Конечно, бывал здесь и Зигмунд Фрейд со своей Мартой, хотя обычно он предпочитал кафе «Landmann». Приходили писатель Франц Верфель, психолог и психиатр Альфред Адлер. Бывали здесь несостоявшийся художник, но, к сожалению, состоявшийся кровавый злодей и тиран Адольф Гитлер, будущий вождь Югославии Иосип Броз Тито и некий Ставрос Пападопулос, прибывший в Вену из Кракова, – на это имя был выписан поддельный паспорт Иосифа Джугашвили-Сталина. Допоздна засиживался критик, издатель порнографических журналов Франц Блей, открывший в кафе «Herrenhof» в 1916 году собственный литературно-художественный клуб.
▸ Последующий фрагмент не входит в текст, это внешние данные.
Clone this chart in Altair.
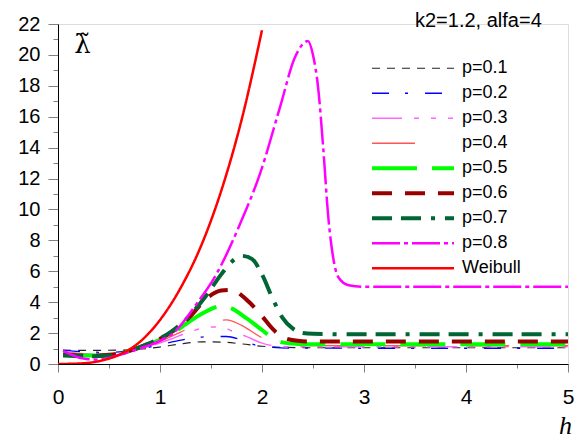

Многие из тех, кто до Первой мировой войны посещал «Central», писали потом в мемуарах (вот бы рассказанные ими истории собрать в одну книгу!) о событиях, эпизодах, «звездных часах», происходивших на их глазах в этом удивительном заведении. Вот что, например, писал упомянутый выше Лев Троцкий, присутствуя в кафе 30 декабря (по старому стилю) 1908 года на предновогоднем венском застолье.
«Все залы переполнены. Огни, шум, дамские шляпы, загнанные кельнеры, пунш и грог. Prosit Neujahr![5] Несколько депутатов играют за длинным столом в “тарок”. Глядя на этих людей, никто не сказал бы, что на их плечах тяготеет бремя государственных устоев. Они играют в карты каждый вечер и в наступлении Нового года не видят причины нарушать заведенный порядок… Рядом группа журналистов бульварной прессы с дамами, одетыми только наполовину. Недопитые стаканы вина, остроты по очереди и благодарный смех женщин правильными залпами. Сутолока. Входят и выходят. Prosit Neujahr! Все хотят чем-нибудь отметить тот факт, что земля стала старше на 365 дней… В углу подле фонтана, который не действует, сидели: немец-врач, русский журналист, русский эмигрант-семидесятник, художница-венгерка и русская музыкантша. Сидели уже целый час, разговор то расширялся, то дробился, скользнул по турецкому парламенту, задержался на время над развалинами Мессины и, сделав еще два-три зигзага, остановился на живописи. Спросили друг друга про выставку русских художников…»{116}
Надеюсь, что в компании с Троцким, Цвейгом и участниками общества «Молодая Вена» мне удалось воссоздать атмосферу главных кофеен этого прекрасного города. И даже те читатели, которым пока не довелось побывать в Вене, хоть на минуту почувствовали, представили, поверили на слово, какое центральное в прямом и переносном смысле место в размеренной и беззаботной довоенной жизни австрийских интеллектуалов и эмигрантов занимали ароматные городские кофейни.
Стефан Цвейг знал их все, начиная с самой первой, открытой вблизи собора Святого Стефана на Домгассе в 1683 году под оригинальным названием «У голубой бутылки» («Zur blauen Rasche»), и заканчивая ароматной кофейней «Beethoven», современным кафе «Stadtkind» на Университетштрассе, 11, куда писатель регулярно приглашал юные дарования, помогая им раскрыть таланты и сделать первый серьезный шаг в литературе.
* * *В письме брату Альфреду в день своего пятидесятилетия (28 ноября 1931 года) Стефан сообщит: «Я мог бы комфортно жить в двух комнатах, выкуривать несколько сигар, один раз в день посещать кафе, большего мне на самом деле не нужно». Действительно, а разве что-то еще нужно писателю для плодотворной работы, кроме покоя, любимой сигары для размышлений и свободного столика в кофейне, куда приходят за новыми впечатлениями от бесед с друзьями и времяпровождения среди легкомысленных незнакомок?
Теперь имеет смысл поговорить о новелле «Мендель-букинист», где автор рассказывает о трагической судьбе энциклопедически образованного еврея польского происхождения – оторванного от реальной жизни библиофила, «мага и маклера книжного дела, который изо дня в день несокрушимо сидел», уткнувшись носом в книгу, в венском кафе «Глюк» на Альзерштрассе, пока не был арестован и заключен в концлагерь. «Он впервые набрел на кафе Глюк, и постепенно оно стало его мастерской, его главной квартирой, его почтовым отделением, его миром… Ровно в половине восьмого утра он входил в кафе, и только когда тушили свет, оставлял помещение… Не шутка тридцать шесть лет изо дня в день сидеть за одним и тем же столом: этот стол и был ему домом».